There are many considerations to determine which parts are best for the DMLS machines. First and foremost, remember that most DMLS machines are 10”x10”x12” LxWXH. After that, take into considering the size, weight, part geometry, surface finish and tolerance.
PART WEIGHT
Powder is very expensive, $30 to $130 per pound. The more the part weight the longer it takes to print which drives the price up. Material price is never the limiting factor—it’s always print time, which is how most service bureaus including Innovative 3D price their parts.
PART GEOMETRY & PART DESIGN
The AM process does not like “overhangs” on parts. This refers to a specific feature on a part hanging out in space with nothing underneath it to support it. Examples are boss or v-flanges that would be traditionally welded onto a part or built into a casting. These features need to have gussets or angles designed below them. They can be designed to be permanent or designed to be removed after the part is made.
SURFACE FINISH
Because the laser melts a straight line and the powder size varies; this can cause a rough surface finish. We like to tell our customers on average to expect a 250 Ra finish. With minimal work a Scotch Brite pad can bring this finish to 120 Ra. Most machined surfaces are 63 Ra or less. In the aerospace world this can be a problem because of air flow across turbine blades, veins, airfoils and swirlers. There are many post processing tricks to polish and get those surfaces to the desired finish.
TOLERANCING
Geometrical Dimensioning and Tolerancing (GD&T) seems to be a constant issue as this technology is only so accurate. Under normal conditions on a straight up and down feature the AM machine will hold .005” of diameter, length and true position. When the part is built at an angle the machine tolerance will open up to 2 or 3 times that it would be on a horizontal build and holes start to become oval shaped.
In many instances we make parts without holes or make them undersized so that we can machine them later to hold tighter hole tolerancing and true positions. The design team can make or break an AM project with GD&T.
DESIGN FOR ADDITIVE MANUFACTURING
We build many parts that are a traditional casting design. The problem with this is that the part has not been modified for the AM process.

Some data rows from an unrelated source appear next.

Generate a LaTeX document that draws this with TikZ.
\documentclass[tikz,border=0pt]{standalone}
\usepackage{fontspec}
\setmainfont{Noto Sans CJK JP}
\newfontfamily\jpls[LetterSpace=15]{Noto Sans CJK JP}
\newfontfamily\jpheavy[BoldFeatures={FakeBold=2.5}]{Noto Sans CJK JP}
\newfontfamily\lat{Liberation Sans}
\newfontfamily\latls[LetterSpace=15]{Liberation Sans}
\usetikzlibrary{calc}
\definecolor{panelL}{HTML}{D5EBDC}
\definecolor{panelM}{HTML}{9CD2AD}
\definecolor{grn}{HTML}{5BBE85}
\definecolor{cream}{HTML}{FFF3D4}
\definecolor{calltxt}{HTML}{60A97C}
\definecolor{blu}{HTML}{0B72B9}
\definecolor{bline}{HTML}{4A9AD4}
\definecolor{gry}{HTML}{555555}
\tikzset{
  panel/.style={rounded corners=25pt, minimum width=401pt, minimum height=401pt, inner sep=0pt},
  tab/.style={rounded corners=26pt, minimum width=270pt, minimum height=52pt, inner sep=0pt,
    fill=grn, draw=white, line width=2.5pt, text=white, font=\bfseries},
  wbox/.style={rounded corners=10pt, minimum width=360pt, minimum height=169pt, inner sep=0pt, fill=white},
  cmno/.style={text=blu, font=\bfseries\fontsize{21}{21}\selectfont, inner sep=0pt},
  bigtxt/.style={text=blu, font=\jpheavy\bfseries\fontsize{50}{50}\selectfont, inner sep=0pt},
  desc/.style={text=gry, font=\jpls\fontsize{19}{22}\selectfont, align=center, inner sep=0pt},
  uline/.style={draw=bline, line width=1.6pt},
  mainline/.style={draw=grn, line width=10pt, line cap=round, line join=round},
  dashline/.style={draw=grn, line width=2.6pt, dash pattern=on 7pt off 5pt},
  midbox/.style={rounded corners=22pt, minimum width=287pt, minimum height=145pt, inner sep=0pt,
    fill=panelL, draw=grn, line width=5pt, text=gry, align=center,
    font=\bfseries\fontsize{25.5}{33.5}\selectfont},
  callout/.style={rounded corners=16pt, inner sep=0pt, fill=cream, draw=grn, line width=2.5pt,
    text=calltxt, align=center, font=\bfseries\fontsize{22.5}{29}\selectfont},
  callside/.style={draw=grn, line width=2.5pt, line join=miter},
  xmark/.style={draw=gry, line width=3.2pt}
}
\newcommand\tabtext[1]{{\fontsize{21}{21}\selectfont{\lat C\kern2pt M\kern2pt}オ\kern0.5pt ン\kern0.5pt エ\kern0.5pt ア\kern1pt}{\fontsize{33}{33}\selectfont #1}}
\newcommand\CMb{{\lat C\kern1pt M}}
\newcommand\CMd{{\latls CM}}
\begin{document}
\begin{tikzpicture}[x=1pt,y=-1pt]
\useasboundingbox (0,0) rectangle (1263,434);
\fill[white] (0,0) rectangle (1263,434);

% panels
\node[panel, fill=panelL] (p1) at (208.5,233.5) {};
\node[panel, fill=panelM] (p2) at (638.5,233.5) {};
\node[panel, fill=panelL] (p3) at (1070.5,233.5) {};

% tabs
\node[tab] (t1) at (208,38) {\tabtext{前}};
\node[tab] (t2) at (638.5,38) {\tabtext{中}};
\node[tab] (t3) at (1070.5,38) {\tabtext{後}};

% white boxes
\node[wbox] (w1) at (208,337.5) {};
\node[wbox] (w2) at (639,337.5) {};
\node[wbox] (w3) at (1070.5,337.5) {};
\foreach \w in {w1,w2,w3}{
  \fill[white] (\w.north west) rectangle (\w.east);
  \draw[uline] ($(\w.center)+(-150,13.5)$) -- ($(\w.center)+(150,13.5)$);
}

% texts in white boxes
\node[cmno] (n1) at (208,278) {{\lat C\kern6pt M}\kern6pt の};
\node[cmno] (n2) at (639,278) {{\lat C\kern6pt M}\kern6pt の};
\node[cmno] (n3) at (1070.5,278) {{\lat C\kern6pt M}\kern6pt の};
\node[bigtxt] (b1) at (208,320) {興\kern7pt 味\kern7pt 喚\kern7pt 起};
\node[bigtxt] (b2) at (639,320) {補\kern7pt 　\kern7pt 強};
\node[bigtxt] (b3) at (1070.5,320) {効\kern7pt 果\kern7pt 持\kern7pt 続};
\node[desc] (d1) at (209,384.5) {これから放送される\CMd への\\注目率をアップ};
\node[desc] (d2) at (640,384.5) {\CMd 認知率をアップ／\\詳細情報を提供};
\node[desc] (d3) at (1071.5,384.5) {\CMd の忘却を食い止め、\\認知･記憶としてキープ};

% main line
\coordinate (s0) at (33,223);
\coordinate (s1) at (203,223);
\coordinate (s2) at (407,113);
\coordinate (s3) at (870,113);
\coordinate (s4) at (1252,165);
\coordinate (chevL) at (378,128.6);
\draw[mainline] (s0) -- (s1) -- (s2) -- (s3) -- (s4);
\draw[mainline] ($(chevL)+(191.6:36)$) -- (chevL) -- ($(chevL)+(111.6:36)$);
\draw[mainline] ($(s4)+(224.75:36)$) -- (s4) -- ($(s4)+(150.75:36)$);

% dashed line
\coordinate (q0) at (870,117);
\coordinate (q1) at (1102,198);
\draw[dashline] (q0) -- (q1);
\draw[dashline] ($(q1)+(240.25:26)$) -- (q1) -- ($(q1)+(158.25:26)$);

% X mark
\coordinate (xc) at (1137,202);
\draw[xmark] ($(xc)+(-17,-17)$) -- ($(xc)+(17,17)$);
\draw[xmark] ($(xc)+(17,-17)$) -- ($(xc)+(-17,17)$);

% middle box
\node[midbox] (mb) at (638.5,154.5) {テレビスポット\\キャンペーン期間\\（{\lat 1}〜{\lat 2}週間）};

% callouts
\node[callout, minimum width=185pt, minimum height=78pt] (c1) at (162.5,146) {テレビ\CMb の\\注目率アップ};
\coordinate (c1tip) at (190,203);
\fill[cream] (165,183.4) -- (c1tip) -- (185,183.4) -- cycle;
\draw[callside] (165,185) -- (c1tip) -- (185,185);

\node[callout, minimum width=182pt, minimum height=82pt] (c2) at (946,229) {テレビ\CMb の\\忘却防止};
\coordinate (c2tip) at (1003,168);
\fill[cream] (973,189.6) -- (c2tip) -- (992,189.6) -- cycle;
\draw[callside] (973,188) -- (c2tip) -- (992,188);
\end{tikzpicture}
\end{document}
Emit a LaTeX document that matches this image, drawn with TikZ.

In other words, the part will have features like bosses and flanges hanging out in space with no support structure underneath them. To accommodate this design, we add a support structure or some type of gusset design to support the geometry to make it a selfsupported geometry.
COST AND DELIVERY
On average parts built by the DMLS process cost 2 to 4 times the price of a traditional investment casting. They will be as low as 25% the cost of traditional machining from solid billet stock. Deliveries average from 2 to 6 weeks including all post processing and machining. Parts that require X-ray, pressure test, and FPI may add additional time to delivery.
SUMMARY
Additive Manufacturing is here to stay. All of the large aerospace companies are adopting the technology. They are slow and cautious for flight approved hardware, but they are using it for R&D projects and other places that it makes sense for cost savings and deliveries. Machine work envelopes are getting larger and the development of multi-head lasering equipment is decreasing build time which makes it cost competitive. It’s not a technology that will take over mass production anytime soon but it can definitely make sense for low volume super alloy parts, prototypes, support tooling and fixturing.